Perhaps the most remarkable thing about the Tea Party movement, however, is the absence of a leadership hierarchy or centralized line of authority. There are thousands of Tea Party groups across America, including several that have established distinct national profiles. As Tea Party Patriots coordinator Mark Meckler told National Journal's Jonathan Rauch, "what we're doing is crowd-sourcing. I use the term 'open-source politics.' This is an open-source movement." Or, to put it in traditional terms, the Tea Partiers are a genuine grass-roots movement whose adherents span much of the political spectrum. "You could do worse than to think of the Tea Party Patriots as a left-wing organization with a right-wing, or at least libertarian, ideology," Rauch said.

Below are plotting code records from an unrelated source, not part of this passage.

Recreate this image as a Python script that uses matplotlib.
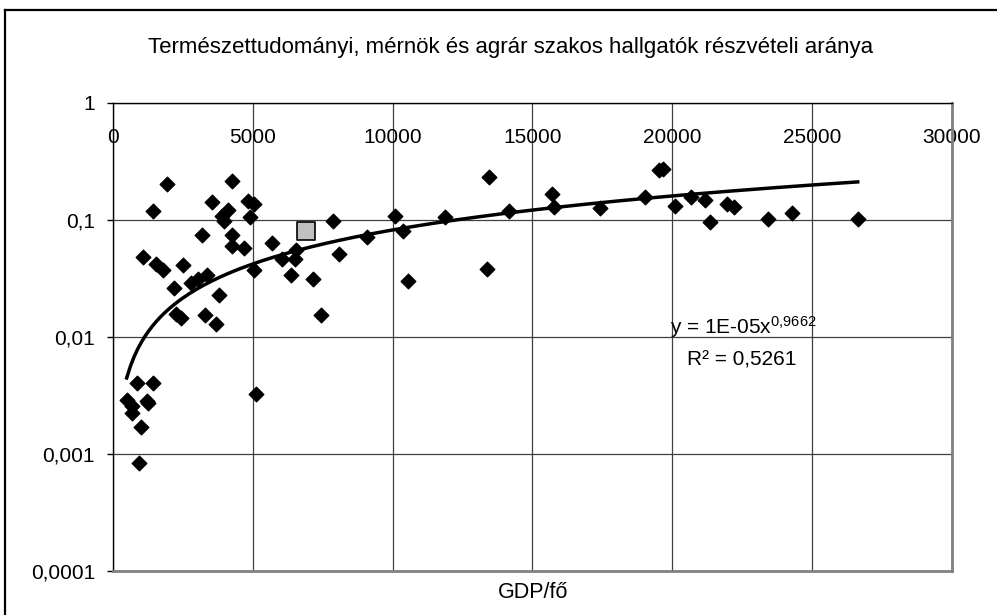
import numpy as np
import matplotlib.pyplot as plt
from matplotlib.lines import Line2D
from matplotlib.ticker import FixedLocator, FixedFormatter, NullLocator

plt.rcParams['font.family'] = ['Liberation Sans', 'DejaVu Sans']
plt.rcParams['mathtext.fontset'] = 'custom'
plt.rcParams['mathtext.rm'] = 'Liberation Sans'
plt.rcParams['mathtext.it'] = 'Liberation Sans'

# GDP/fő and participation rate (diamonds)
gdp = [1944, 1421, 4260, 3544, 4822, 5048, 4106, 3902, 3974, 4915,
       3175, 4260, 4260, 4690, 5703, 1074, 1529, 1801, 2517, 6551,
       6516, 6061, 6372, 7149, 7887, 8080, 9082, 10106, 5048, 2803,
       3054, 3376, 2184, 3806, 2245, 2434, 3304, 3677, 7436, 848,
       1421, 490, 669, 691, 1206, 1264, 992, 931, 5109, 10393,
       10561, 11861, 13450, 13378, 14166, 15691, 15762, 17423, 19020, 19521,
       19679, 20109, 20682, 21194, 21348, 21971, 22207, 23449, 24308, 26645]
rate = [0.201, 0.120, 0.214, 0.142, 0.144, 0.137, 0.121, 0.108, 0.0977, 0.1057,
        0.0745, 0.0736, 0.0597, 0.0574, 0.063, 0.0483, 0.0418, 0.037, 0.0408, 0.0554,
        0.0465, 0.0459, 0.0341, 0.031, 0.097, 0.0507, 0.0713, 0.109, 0.037, 0.0286,
        0.0313, 0.0335, 0.0264, 0.0228, 0.0156, 0.0145, 0.0155, 0.013, 0.0155, 0.00403,
        0.00403, 0.00287, 0.00255, 0.00225, 0.00283, 0.00272, 0.00168, 0.00084, 0.00323, 0.0802,
        0.0299, 0.106, 0.231, 0.0384, 0.1196, 0.165, 0.1294, 0.126, 0.157, 0.267,
        0.274, 0.131, 0.156, 0.148, 0.0964, 0.1366, 0.130, 0.101, 0.115, 0.101]

# highlighted country (grey square)
hl_gdp = [6899]
hl_rate = [0.0797]

# power trendline y = a * x^b
trend_a = 1.12e-5
trend_b = 0.9662

xticks = [0, 5000, 10000, 15000, 20000, 25000, 30000]
yticks = [0.0001, 0.001, 0.01, 0.1, 1]
ylabels = ['0,0001', '0,001', '0,01', '0,1', '1']

fig = plt.figure(figsize=(9.97, 6.15), dpi=100)
ax = fig.add_axes([113 / 997, 1 - 570.7 / 615, 838.5 / 997, 467.7 / 615])

ax.set_yscale('log')
ax.set_xlim(0, 30000)
ax.set_ylim(0.0001, 1)

ax.xaxis.set_major_locator(FixedLocator(xticks))
ax.yaxis.set_major_locator(FixedLocator(yticks))
ax.yaxis.set_major_formatter(FixedFormatter(ylabels))
ax.yaxis.set_minor_locator(NullLocator())

ax.grid(True, which='major', color='#404040', lw=0.9)
ax.set_axisbelow(True)

ax.tick_params(axis='x', top=False, bottom=False, labeltop=True, labelbottom=False,
               pad=-35, labelsize=15)
ax.tick_params(axis='y', direction='out', length=4.5, width=1, pad=8.5, labelsize=15)

for side in ['left', 'top']:
    ax.spines[side].set_color('black')
    ax.spines[side].set_linewidth(1)
for side in ['right', 'bottom']:
    ax.spines[side].set_color('#808080')
    ax.spines[side].set_linewidth(2)

xs = np.linspace(min(gdp), max(gdp), 200)
ax.plot(xs, trend_a * xs ** trend_b, color='black', lw=2.5, zorder=3)

ax.scatter(gdp, rate, marker='D', s=55, color='black', zorder=4)
ax.scatter(hl_gdp, hl_rate, marker='s', s=150, facecolor='#c0c0c0',
           edgecolor='black', linewidth=1.2, zorder=5)

ax.text(22550, 0.0107, r'y = 1E-05x$^{\mathrm{0{,}9662}}$', fontsize=15,
        ha='center', va='baseline', zorder=6)
ax.text(22480, 0.00571, 'R² = 0,5261', fontsize=15, ha='center', va='baseline', zorder=6)

fig.text(511 / 997, 1 - 47 / 615, 'Természettudományi, mérnök és agrár szakos hallgatók részvételi aránya',
         ha='center', va='center', fontsize=16)
fig.text(533 / 997, 1 - 593 / 615, 'GDP/fő', ha='center', va='center', fontsize=15.5)

# chart area frame (left and top edges visible)
fig.add_artist(Line2D([5 / 997, 5 / 997], [0, 1 - 10 / 615], color='black', lw=1.6,
                      transform=fig.transFigure))
fig.add_artist(Line2D([5 / 997, 1], [1 - 10 / 615, 1 - 10 / 615], color='black', lw=1.6,
                      transform=fig.transFigure))

fig.savefig('out.png', dpi=100)
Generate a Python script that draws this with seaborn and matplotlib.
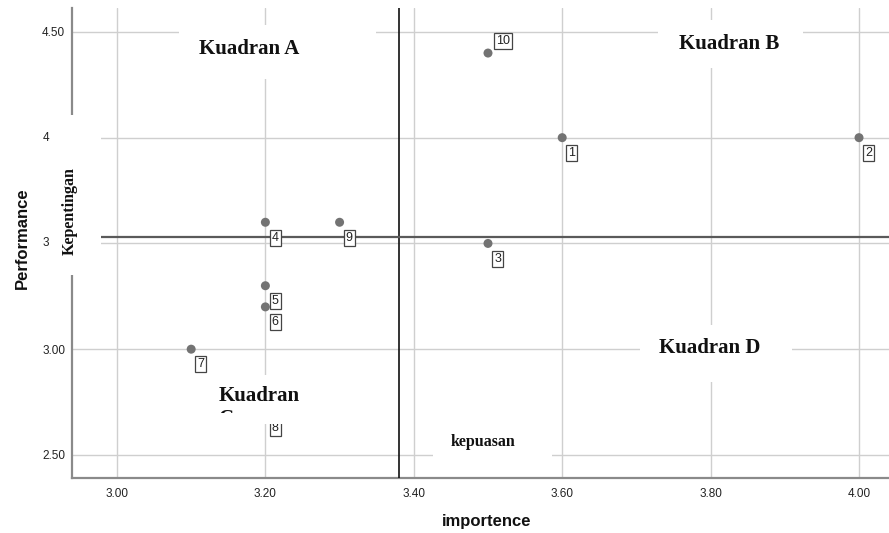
import numpy as np
import pandas as pd
import seaborn as sns
import matplotlib.pyplot as plt
from matplotlib.patches import Rectangle
from matplotlib.transforms import Bbox, TransformedBbox

# values
ids = [1, 2, 3, 4, 5, 6, 7, 8, 9, 10]
importence = [3.6, 4.0, 3.5, 3.2, 3.2, 3.2, 3.1, 3.2, 3.3, 3.5]
performance = [4.0, 4.0, 3.5, 3.6, 3.3, 3.2, 3.0, 2.7, 3.6, 4.4]

x_ticks = [3.0, 3.2, 3.4, 3.6, 3.8, 4.0]
x_ticklabels = ["3.00", "3.20", "3.40", "3.60", "3.80", "4.00"]
y_ticks = [2.5, 3.0, 3.5, 4.0, 4.5]
y_ticklabels = ["2.50", "3.00", "", "", "4.50"]  # 3.50 / 4.00 are hidden under a text box
y_typed = ["3", "4"]  # typed over the box instead

df = pd.DataFrame({"id": ids, "importence": importence, "performance": performance})

sns.set_style("white")
plt.rcParams["font.family"] = ["Liberation Sans", "DejaVu Sans"]
serif = ["Liberation Serif", "DejaVu Serif"]

W, H = 889, 533
fig = plt.figure(figsize=(W / 100, H / 100), dpi=100)
ax = fig.add_axes([72 / W, 1 - 478 / H, (W - 72) / W, (478 - 8) / H])


def fx(px):
    return px / W


def fy(py):
    return 1 - py / H


# scatter
sns.scatterplot(data=df, x="importence", y="performance", color="#737373",
                s=42, edgecolor="none", ax=ax, zorder=4)

# mean reference lines
ax.axvline(np.mean(importence), color="#111111", lw=1.2, zorder=3)
ax.axhline(np.mean(performance), color="#5a5a5a", lw=1.6, zorder=3)

# point labels
offsets = {10: (6, 9)}
for i, xv, yv in zip(ids, importence, performance):
    dx, dy = offsets.get(i, (4.5, -11))
    ax.annotate(str(i), (xv, yv), xytext=(dx, dy), textcoords="offset points",
                ha="left", va="center", fontsize=9, color="#222222", zorder=5,
                bbox=dict(boxstyle="square,pad=0.16", fc="white", ec="#444444", lw=0.9))

ax.set_xlim(2.9394, 4.0404)
ax.set_ylim(2.391, 4.613)
ax.set_xticks(x_ticks)
ax.set_xticklabels(x_ticklabels)
ax.set_yticks(y_ticks)
ax.set_yticklabels(y_ticklabels)
ax.tick_params(axis="x", length=0, pad=7, labelsize=8.5, labelcolor="#222222")
ax.tick_params(axis="y", length=0, pad=5, labelsize=8.5, labelcolor="#222222")
ax.grid(True, color="#cfcfcf", lw=1)
ax.set_axisbelow(True)

for s in ["top", "right"]:
    ax.spines[s].set_visible(False)
for s in ["left", "bottom"]:
    ax.spines[s].set_color("#8a8a8a")
    ax.spines[s].set_linewidth(1.6)

ax.set_xlabel("importence", fontsize=12, fontweight="bold", color="#111111")
ax.set_ylabel("Performance", fontsize=12, fontweight="bold", color="#111111")
ax.xaxis.set_label_coords(0.507, -0.076)
ax.yaxis.set_label_coords(-0.051, 0.511)

# white text boxes pasted over the chart (x0, y0, x1, y1 in pixels)
boxes = [(179, 25, 376, 79), (658, 20, 803, 68), (640, 325, 792, 382),
         (433, 428, 552, 475.5), (52, 115, 101, 275), (200, 375, 320, 424)]
for x0, y0, x1, y1 in boxes:
    fig.add_artist(Rectangle((fx(x0), fy(y1)), fx(x1) - fx(x0), fy(y0) - fy(y1),
                             transform=fig.transFigure, fc="white", ec="none", zorder=5))

tkw = dict(family=serif, fontweight="bold", color="#111111", zorder=6)
fig.text(fx(249.5), fy(54), "Kuadran A", ha="center", va="baseline", fontsize=15, **tkw)
fig.text(fx(729), fy(49), "Kuadran B", ha="center", va="baseline", fontsize=15, **tkw)
fig.text(fx(710), fy(353), "Kuadran D", ha="center", va="baseline", fontsize=15, **tkw)
fig.text(fx(483), fy(446), "kepuasan", ha="center", va="baseline", fontsize=11.5, **tkw)
fig.text(fx(70), fy(211), "Kepentingan", ha="center", va="center", rotation=90,
         fontsize=11.5, **tkw)
tc = fig.text(fx(219), fy(386), "Kuadran\nC", ha="left", va="top", fontsize=15,
              linespacing=1.2, **tkw)
tc.set_clip_box(TransformedBbox(Bbox.from_extents(fx(200), fy(413), fx(320), fy(375)),
                                fig.transFigure))
tc.set_clip_on(True)

# the "3" and "4" typed over the covered y tick labels
for lab, yv in zip(y_typed, [3.5, 4.0]):
    ax.text(-0.0355, yv, lab, transform=ax.get_yaxis_transform(), ha="left",
            va="center", fontsize=8.5, color="#222222", zorder=7, clip_on=False)

fig.savefig("out.png", dpi=100)
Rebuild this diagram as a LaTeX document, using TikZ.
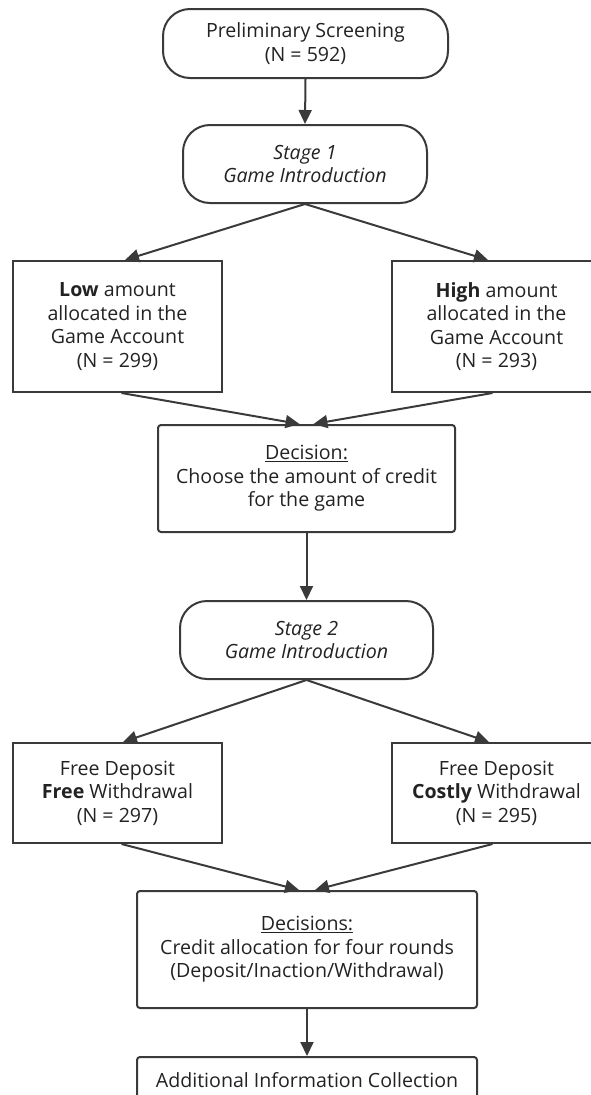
\documentclass[tikz,border=0pt]{standalone}
\usepackage{fontspec}
\setmainfont{Open Sans}
\usetikzlibrary{arrows.meta}
\definecolor{linegray}{HTML}{3A3A3A}
\definecolor{textgray}{HTML}{222222}
\tikzset{
  flowbox/.style={draw=linegray, line width=2pt, align=center, inner sep=0pt,
    text=textgray, font=\fontsize{19.6}{23.5}\selectfont},
  pill/.style={flowbox, rounded corners=27pt},
  squarebox/.style={flowbox},
  softbox/.style={flowbox, rounded corners=3pt},
  flowarrow/.style={draw=linegray, line width=2pt, -{Triangle[length=14pt,width=13pt]}},
}
\begin{document}
\begin{tikzpicture}[x=1pt,y=-1pt]
      \useasboundingbox (0,0) rectangle (591,1095);
      \clip (0,0) rectangle (591,1095);
      \draw
        (305.5,43.5) node[pill, minimum width=285pt, minimum height=69pt] (prelim)
          {Preliminary Screening\\(N = 592)}
        (305,164) node[pill, minimum width=244pt, minimum height=78pt] (stage1)
          {\itshape Stage 1\\\itshape Game Introduction}
        (117.5,326.5) node[squarebox, minimum width=209pt, minimum height=131pt] (low)
          {\textbf{Low} amount\\allocated in the\\Game Account\\(N = 299)}
        (496.5,326.5) node[squarebox, minimum width=209pt, minimum height=131pt] (high)
          {\textbf{High} amount\\allocated in the\\Game Account\\(N = 293)}
        (306.5,478.5) node[softbox, minimum width=297pt, minimum height=107pt] (decision)
          {\underline{Decision:}\\Choose the amount of credit\\for the game}
        (306.5,640) node[pill, minimum width=253pt, minimum height=78pt] (stage2)
          {\itshape Stage 2\\\itshape Game Introduction}
        (117.5,793) node[squarebox, minimum width=209pt, minimum height=100pt] (free)
          {Free Deposit\\\textbf{Free} Withdrawal\\(N = 297)}
        (496.5,793) node[squarebox, minimum width=209pt, minimum height=100pt] (costly)
          {Free Deposit\\\textbf{Costly} Withdrawal\\(N = 295)}
        (307,949.5) node[softbox, minimum width=340pt, minimum height=117pt] (decisions)
          {\underline{Decisions:}\\Credit allocation for four rounds\\(Deposit/Inaction/Withdrawal)}
        (307,1080) node[softbox, minimum width=340pt, minimum height=46pt] (extra)
          {Additional Information Collection};
      \begin{scope}[flowarrow]
        \draw (prelim.south) -- (stage1.north);
        \draw (stage1.south) -- ([xshift=7.5pt]low.north);
        \draw (stage1.south) -- ([xshift=-8.5pt]high.north);
        \draw ([xshift=4pt]low.south) -- ([xshift=-7pt]decision.north);
        \draw ([xshift=-4pt]high.south) -- ([xshift=7pt]decision.north);
        \draw (decision.south) -- (stage2.north);
        \draw (stage2.south) -- ([xshift=5.5pt]free.north);
        \draw (stage2.south) -- ([xshift=-7.5pt]costly.north);
        \draw ([xshift=4pt]free.south) -- ([xshift=-8pt]decisions.north);
        \draw ([xshift=-4pt]costly.south) -- ([xshift=8pt]decisions.north);
        \draw (decisions.south) -- (extra.north);
      \end{scope}
    \end{tikzpicture}
\end{document}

And the movement is anything but racially segregated. Thirty-five percent of black likely voters identify with the Tea Party, including 17 percent who strongly identify with it, according to Vic Rubenfeld, director of polling for Pajamas Media TV. As for the liberal Democrats who have attacked it, the latest CNN/Opinion Research poll finds "likely voters say they are considerably more likely to vote for a candidate the president opposes than one he supports. On the other hand, 50 percent of voters said they would be more likely to vote for a Tea Party-backed candidate while a third of Americans said Tea Party support would dissuade their vote for a candidate."

With numbers like that, Obama must wonder what the Tea Partiers know that he doesn't.